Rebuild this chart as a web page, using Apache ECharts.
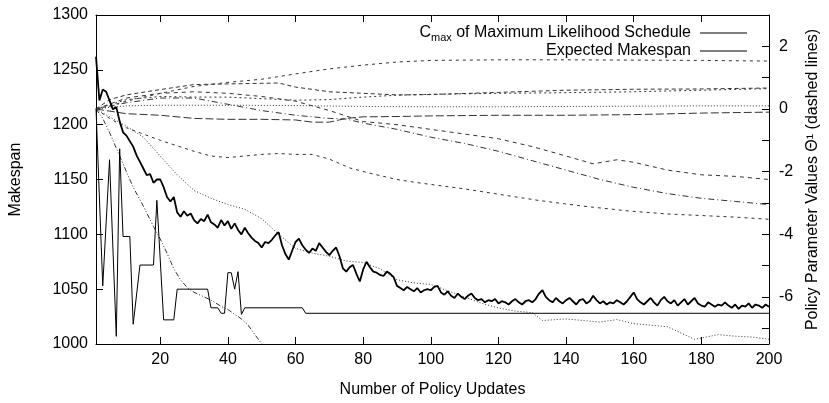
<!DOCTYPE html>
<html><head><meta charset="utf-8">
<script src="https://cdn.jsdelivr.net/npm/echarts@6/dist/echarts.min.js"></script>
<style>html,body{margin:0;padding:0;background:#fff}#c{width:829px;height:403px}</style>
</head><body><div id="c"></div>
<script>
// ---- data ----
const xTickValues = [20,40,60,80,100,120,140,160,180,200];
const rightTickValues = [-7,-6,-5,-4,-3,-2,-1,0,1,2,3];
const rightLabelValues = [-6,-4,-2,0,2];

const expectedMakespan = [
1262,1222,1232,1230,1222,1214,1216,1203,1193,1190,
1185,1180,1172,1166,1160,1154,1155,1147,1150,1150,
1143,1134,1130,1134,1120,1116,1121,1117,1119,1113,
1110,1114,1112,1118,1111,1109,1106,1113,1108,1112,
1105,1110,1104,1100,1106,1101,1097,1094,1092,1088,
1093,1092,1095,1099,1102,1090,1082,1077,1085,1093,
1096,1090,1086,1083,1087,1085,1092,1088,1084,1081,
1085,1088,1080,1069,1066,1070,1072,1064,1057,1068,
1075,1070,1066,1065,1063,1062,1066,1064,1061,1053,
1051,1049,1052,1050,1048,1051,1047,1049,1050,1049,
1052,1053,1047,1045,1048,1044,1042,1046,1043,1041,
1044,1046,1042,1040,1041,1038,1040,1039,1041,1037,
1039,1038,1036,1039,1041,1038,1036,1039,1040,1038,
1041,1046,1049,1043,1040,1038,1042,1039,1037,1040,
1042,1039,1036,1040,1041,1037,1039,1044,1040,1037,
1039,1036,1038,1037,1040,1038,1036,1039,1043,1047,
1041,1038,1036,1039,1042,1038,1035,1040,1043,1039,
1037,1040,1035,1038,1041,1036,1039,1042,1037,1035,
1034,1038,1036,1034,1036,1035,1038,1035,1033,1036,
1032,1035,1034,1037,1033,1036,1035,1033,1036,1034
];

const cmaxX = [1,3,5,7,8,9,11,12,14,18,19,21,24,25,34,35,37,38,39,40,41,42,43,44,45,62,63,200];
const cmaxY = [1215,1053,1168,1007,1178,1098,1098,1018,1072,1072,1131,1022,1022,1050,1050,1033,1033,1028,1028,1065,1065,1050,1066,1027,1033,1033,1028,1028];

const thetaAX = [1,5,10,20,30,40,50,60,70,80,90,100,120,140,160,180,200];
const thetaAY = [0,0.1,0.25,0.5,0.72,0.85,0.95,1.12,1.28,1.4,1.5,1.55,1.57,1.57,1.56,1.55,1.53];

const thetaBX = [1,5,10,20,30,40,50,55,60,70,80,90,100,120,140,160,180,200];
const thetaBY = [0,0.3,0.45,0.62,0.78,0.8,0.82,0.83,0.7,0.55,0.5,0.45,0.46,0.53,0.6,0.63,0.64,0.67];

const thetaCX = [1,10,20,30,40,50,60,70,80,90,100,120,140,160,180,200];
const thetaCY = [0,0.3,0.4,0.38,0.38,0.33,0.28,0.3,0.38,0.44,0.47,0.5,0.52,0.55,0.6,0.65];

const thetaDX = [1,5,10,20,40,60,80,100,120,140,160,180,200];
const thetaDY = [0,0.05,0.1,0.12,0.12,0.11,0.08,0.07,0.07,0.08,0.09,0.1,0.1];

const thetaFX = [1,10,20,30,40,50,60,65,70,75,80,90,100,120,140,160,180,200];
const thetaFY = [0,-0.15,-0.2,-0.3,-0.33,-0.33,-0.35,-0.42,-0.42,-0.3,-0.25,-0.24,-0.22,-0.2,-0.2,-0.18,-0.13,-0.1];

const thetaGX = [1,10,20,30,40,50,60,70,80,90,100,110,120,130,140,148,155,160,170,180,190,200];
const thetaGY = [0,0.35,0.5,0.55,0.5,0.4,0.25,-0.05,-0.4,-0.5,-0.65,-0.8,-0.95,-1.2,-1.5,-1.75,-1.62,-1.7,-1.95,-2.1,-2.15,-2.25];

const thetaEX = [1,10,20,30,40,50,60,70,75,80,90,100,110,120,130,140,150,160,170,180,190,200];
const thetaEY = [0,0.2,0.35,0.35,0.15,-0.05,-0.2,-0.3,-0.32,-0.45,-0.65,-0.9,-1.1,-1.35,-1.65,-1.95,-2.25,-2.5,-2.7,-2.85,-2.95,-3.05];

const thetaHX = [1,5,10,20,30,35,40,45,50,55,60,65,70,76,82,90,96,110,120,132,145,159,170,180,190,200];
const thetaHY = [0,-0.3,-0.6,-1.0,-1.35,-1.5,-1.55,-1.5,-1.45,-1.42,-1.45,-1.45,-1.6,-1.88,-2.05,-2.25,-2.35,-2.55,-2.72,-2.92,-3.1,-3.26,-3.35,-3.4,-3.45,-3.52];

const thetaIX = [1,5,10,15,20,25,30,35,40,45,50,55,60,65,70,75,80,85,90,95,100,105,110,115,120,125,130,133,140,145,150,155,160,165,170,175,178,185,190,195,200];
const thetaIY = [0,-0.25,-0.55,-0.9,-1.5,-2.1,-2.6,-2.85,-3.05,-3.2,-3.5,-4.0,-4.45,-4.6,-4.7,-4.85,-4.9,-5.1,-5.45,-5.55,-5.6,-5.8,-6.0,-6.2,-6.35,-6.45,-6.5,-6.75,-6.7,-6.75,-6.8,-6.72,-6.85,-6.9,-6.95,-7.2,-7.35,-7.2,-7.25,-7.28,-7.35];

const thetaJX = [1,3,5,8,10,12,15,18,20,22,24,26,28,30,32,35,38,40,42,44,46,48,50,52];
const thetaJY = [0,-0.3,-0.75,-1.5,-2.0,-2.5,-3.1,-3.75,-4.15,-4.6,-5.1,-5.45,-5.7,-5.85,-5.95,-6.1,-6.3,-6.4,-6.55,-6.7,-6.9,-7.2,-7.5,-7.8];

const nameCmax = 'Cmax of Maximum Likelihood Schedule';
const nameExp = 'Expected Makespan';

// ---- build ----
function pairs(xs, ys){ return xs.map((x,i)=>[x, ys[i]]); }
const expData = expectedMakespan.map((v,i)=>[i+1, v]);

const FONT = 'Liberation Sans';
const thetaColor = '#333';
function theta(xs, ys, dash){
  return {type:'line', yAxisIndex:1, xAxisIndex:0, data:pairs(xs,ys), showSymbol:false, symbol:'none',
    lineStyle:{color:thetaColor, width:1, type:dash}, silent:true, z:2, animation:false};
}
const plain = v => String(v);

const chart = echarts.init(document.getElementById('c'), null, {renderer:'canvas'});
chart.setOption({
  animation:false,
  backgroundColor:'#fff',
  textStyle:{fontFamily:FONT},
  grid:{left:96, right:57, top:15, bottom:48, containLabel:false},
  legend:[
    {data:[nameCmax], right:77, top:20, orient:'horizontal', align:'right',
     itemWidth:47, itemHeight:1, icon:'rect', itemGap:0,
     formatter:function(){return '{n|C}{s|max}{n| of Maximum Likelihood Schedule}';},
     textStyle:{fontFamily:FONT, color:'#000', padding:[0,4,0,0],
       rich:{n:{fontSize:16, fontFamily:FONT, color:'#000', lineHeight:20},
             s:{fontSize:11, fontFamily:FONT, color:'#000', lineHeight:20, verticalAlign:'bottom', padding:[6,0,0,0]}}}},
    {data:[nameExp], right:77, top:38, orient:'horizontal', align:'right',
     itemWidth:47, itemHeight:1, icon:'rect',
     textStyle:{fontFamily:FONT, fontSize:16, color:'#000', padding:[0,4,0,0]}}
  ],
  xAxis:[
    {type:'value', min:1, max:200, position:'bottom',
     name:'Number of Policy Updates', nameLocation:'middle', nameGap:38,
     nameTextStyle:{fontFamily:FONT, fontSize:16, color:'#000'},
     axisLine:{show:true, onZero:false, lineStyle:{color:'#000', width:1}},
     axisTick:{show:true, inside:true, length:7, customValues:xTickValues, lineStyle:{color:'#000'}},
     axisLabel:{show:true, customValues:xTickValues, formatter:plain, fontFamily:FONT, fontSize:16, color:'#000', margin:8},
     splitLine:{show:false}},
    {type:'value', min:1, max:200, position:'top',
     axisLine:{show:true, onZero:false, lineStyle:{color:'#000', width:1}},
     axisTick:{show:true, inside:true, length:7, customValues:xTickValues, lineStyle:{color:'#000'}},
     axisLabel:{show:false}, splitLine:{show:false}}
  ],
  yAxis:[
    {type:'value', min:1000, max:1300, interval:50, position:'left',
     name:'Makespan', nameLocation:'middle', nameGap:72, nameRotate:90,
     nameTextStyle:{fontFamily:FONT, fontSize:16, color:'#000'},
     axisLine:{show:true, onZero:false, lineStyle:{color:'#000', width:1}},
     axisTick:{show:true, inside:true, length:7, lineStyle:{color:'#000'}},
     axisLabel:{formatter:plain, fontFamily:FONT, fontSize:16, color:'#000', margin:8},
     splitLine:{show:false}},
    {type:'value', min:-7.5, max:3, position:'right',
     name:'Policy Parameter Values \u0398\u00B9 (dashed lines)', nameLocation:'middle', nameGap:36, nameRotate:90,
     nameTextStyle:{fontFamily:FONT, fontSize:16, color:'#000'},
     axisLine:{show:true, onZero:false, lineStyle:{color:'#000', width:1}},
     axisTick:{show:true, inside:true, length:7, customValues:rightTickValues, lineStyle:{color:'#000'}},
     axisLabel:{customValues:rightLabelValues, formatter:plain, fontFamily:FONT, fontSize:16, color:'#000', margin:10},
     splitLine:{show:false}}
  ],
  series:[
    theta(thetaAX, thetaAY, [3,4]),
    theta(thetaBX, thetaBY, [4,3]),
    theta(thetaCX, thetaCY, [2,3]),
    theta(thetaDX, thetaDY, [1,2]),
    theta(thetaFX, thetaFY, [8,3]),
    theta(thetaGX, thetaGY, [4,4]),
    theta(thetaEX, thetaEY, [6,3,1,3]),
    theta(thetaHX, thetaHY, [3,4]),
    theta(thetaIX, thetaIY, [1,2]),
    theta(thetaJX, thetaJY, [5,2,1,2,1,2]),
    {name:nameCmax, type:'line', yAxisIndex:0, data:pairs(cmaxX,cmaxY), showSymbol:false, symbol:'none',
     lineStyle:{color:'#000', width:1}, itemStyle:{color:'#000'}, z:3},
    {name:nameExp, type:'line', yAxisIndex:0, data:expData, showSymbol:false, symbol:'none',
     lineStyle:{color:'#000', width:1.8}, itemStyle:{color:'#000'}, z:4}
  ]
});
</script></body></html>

********************

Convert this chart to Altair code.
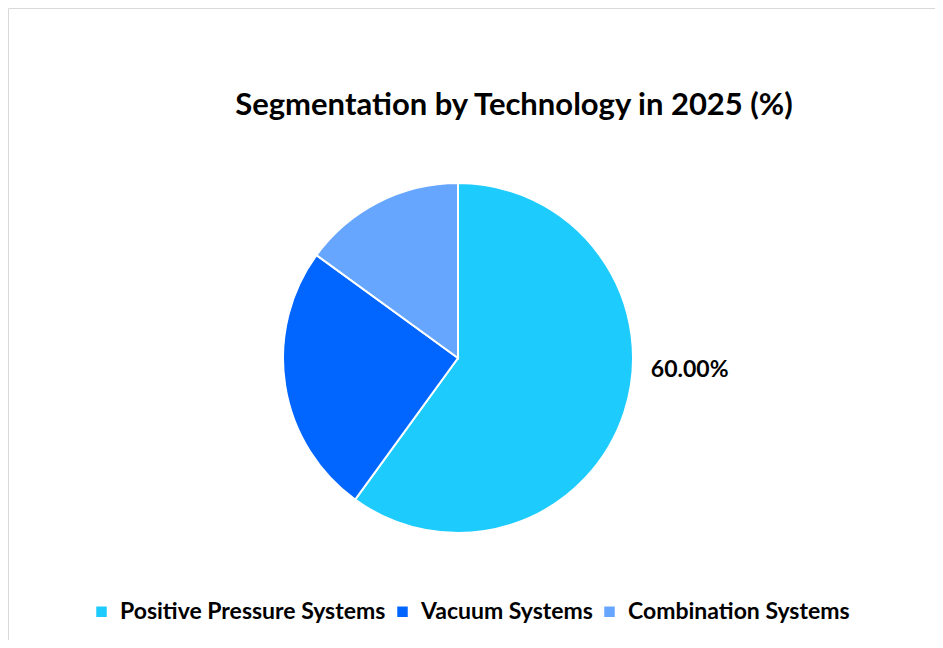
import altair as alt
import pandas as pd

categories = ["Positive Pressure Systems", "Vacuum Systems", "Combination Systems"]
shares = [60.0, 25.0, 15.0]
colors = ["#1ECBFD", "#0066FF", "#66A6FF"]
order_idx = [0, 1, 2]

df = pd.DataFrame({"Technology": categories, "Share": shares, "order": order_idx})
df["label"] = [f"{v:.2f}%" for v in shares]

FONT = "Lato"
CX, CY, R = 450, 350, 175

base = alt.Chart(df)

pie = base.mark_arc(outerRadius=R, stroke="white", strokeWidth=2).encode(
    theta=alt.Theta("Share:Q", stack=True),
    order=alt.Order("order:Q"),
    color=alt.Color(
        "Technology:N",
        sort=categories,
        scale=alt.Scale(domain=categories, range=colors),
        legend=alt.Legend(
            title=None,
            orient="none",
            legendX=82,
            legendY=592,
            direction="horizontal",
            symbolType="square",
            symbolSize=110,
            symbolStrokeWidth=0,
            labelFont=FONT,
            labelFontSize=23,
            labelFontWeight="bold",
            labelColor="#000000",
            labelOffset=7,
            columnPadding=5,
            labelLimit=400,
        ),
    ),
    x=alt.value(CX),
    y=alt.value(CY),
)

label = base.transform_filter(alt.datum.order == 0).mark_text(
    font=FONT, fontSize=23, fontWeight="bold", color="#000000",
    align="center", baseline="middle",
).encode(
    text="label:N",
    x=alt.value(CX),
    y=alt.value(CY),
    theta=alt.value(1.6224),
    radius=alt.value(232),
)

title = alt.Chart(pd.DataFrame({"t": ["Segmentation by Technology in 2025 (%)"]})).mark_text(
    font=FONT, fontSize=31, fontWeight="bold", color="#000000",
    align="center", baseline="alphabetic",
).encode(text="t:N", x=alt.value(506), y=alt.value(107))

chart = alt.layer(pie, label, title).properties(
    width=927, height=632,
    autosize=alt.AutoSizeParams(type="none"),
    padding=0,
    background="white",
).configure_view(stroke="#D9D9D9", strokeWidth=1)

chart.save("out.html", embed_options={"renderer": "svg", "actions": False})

********************

▶ **Exercise brief**:
Identify lines with the string "this". Copy each one.

▶ **Exercise response**:
Rebuild this chart as a web page, using Apache ECharts.
Convert this chart to Altair code.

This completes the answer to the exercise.